- PROMPT -
Hunt for the word "this" across the entries below, copying each line that holds it.

-- start of GIVEN ENTRIES --

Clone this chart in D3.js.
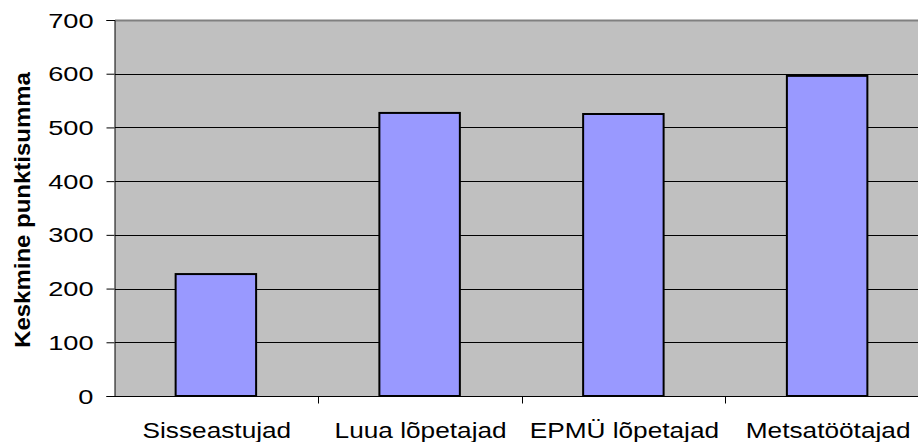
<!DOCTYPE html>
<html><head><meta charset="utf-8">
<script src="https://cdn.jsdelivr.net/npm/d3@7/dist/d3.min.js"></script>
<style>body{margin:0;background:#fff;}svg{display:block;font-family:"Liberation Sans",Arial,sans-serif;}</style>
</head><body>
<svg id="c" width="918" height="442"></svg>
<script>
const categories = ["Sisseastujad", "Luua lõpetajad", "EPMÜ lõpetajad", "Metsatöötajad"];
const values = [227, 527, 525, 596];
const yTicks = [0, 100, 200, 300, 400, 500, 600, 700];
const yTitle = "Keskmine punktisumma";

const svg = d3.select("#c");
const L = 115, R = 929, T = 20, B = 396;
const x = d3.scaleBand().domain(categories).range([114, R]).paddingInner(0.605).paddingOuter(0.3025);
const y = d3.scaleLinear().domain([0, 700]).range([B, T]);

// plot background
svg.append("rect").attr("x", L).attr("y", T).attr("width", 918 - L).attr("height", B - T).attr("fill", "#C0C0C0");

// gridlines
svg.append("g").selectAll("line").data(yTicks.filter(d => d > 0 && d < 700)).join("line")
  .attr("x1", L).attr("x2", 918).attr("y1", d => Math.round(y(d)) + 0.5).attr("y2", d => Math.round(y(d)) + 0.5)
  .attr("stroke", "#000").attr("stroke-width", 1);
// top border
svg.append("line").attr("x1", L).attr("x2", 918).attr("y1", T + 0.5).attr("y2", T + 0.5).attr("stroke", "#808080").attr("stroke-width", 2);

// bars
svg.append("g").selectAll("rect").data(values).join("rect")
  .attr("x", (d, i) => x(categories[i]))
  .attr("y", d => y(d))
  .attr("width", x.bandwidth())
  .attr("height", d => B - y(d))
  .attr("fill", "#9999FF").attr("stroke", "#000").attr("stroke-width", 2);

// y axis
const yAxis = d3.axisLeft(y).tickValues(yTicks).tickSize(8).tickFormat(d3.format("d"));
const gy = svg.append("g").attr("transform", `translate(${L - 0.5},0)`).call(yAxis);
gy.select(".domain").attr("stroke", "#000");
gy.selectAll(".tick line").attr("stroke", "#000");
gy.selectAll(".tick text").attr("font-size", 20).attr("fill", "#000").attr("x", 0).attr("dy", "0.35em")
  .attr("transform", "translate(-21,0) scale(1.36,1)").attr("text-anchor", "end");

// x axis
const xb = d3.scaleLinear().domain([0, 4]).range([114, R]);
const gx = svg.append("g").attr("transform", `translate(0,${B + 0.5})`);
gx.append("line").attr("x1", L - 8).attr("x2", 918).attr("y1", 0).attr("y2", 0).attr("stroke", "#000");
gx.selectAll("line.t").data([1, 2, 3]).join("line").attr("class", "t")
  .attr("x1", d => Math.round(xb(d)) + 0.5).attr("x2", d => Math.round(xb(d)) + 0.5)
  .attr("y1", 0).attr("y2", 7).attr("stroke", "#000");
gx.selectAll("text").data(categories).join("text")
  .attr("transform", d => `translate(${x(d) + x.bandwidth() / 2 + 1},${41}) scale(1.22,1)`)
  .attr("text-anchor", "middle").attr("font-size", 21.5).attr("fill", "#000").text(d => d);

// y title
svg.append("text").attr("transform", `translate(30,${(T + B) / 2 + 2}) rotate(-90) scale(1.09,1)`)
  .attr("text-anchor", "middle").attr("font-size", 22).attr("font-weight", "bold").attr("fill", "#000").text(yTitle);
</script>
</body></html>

-- end of GIVEN ENTRIES --
-- start of GIVEN ENTRIES --

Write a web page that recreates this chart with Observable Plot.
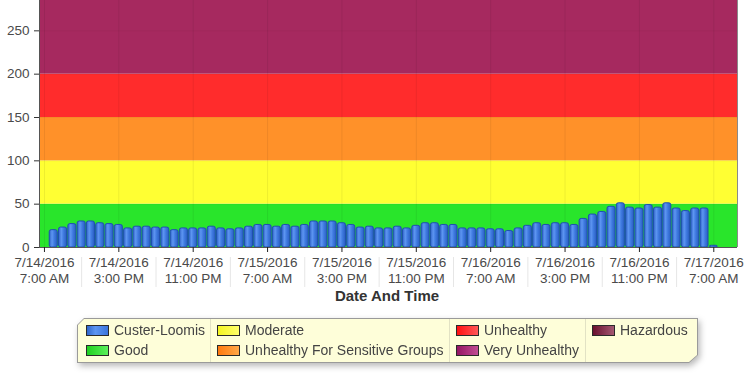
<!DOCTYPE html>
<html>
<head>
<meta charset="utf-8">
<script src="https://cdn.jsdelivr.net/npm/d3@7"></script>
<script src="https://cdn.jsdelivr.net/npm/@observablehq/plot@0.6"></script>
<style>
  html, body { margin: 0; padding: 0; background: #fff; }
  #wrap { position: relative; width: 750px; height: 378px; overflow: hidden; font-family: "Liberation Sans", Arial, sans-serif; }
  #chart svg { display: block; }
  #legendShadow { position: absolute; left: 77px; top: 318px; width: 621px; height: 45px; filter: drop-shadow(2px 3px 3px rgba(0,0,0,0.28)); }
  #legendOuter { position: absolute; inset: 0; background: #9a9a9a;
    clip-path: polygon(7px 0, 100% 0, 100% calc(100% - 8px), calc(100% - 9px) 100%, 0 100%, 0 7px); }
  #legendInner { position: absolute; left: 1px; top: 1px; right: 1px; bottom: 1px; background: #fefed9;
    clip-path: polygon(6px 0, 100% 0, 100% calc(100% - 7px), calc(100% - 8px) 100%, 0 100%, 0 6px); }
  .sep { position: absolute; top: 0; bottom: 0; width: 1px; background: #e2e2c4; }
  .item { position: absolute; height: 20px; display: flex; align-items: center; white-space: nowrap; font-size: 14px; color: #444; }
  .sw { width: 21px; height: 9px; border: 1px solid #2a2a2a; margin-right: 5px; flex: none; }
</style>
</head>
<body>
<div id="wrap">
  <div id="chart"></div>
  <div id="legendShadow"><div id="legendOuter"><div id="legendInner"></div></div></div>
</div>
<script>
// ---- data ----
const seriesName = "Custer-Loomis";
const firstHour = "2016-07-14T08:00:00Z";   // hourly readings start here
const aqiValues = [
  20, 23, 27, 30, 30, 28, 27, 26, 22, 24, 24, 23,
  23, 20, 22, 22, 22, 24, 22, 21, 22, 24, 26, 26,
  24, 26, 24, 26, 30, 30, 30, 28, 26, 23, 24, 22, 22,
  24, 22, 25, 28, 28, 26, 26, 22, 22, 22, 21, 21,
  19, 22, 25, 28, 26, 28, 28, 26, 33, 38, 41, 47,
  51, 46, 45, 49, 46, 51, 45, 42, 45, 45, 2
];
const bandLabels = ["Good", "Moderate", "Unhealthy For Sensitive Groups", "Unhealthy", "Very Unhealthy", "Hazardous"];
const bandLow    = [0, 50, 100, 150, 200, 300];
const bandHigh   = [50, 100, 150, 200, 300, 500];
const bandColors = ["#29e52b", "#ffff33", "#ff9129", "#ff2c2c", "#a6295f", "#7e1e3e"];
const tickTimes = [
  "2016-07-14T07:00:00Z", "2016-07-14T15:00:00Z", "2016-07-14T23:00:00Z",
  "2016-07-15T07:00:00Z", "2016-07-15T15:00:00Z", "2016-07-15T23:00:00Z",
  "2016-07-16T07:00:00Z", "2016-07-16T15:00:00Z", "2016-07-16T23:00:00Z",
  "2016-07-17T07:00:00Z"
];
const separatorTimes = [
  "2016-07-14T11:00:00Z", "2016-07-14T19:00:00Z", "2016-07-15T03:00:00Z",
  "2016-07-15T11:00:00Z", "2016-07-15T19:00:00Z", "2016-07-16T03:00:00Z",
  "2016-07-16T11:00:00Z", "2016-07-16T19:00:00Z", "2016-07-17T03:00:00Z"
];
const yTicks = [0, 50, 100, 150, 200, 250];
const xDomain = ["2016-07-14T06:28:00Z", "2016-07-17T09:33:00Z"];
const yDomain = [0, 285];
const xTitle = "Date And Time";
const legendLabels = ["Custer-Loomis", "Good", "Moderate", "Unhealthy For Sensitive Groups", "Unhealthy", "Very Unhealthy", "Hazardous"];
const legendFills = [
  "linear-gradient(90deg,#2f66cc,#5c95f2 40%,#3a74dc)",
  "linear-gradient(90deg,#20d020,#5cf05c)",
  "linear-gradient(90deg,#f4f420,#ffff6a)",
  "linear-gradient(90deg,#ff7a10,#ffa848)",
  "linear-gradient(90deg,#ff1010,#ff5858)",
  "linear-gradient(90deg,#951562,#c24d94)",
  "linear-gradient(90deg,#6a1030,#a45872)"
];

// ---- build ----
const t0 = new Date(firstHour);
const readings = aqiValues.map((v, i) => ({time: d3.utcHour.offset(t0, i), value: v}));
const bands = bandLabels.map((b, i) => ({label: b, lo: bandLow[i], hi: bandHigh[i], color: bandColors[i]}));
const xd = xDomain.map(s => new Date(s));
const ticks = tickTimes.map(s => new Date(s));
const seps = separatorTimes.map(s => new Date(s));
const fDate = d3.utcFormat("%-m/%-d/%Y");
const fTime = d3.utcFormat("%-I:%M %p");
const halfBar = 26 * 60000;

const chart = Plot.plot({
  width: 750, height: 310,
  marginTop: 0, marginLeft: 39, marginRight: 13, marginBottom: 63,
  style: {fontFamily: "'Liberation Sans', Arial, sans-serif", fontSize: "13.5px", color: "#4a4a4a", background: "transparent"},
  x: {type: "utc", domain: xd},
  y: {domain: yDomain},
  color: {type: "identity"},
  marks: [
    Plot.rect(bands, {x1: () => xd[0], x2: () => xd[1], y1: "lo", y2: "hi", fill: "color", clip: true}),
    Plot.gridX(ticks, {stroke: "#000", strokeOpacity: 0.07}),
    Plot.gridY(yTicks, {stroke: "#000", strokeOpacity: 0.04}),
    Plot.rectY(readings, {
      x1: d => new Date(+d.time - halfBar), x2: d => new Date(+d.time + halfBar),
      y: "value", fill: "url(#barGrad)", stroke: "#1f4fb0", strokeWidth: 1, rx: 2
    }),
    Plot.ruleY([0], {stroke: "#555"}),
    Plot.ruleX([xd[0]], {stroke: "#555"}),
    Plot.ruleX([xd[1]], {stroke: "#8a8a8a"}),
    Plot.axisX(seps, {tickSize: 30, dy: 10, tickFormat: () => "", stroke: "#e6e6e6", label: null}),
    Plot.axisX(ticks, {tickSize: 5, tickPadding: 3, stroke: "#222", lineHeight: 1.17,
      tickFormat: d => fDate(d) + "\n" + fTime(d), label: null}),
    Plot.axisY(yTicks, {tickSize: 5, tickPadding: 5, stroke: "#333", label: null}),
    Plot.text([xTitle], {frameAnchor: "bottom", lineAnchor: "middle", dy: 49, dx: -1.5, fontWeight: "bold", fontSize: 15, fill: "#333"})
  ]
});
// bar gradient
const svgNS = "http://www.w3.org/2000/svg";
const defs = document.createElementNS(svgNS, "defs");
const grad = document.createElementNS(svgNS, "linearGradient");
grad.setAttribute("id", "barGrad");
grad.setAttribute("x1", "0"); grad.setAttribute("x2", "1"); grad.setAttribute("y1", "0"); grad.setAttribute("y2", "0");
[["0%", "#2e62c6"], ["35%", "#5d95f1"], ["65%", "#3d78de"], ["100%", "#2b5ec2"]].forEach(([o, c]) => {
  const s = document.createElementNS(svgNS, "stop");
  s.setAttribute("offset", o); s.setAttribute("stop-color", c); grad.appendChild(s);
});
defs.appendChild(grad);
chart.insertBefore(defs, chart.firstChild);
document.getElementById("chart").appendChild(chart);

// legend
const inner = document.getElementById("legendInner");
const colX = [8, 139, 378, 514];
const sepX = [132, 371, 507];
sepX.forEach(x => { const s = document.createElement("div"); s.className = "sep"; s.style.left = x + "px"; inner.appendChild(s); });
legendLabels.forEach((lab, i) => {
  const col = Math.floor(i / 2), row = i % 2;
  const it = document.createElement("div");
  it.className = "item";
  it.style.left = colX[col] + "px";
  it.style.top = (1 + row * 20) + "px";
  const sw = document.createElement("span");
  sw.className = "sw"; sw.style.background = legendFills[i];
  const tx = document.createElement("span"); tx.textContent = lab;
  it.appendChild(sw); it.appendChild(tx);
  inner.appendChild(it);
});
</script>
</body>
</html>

-- end of GIVEN ENTRIES --
-- start of GIVEN ENTRIES --

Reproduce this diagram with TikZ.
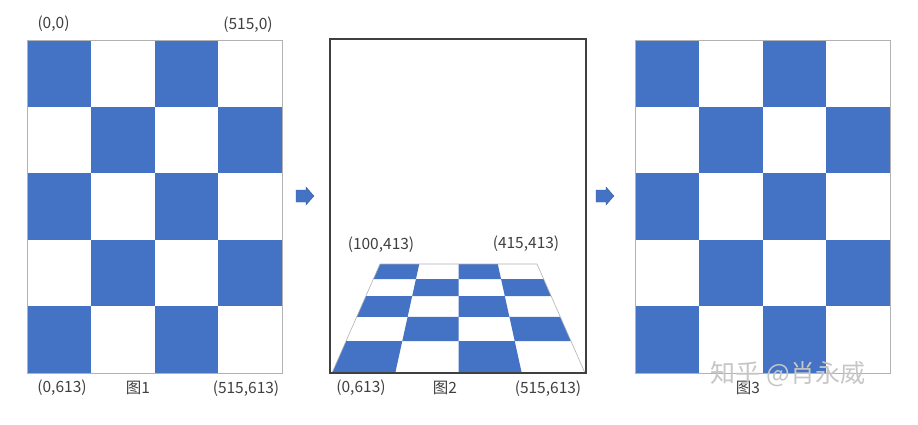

-- end of GIVEN ENTRIES --

- FINISHED TASK -
Clone this chart in D3.js.
Write a web page that recreates this chart with Observable Plot.
Reproduce this diagram with TikZ.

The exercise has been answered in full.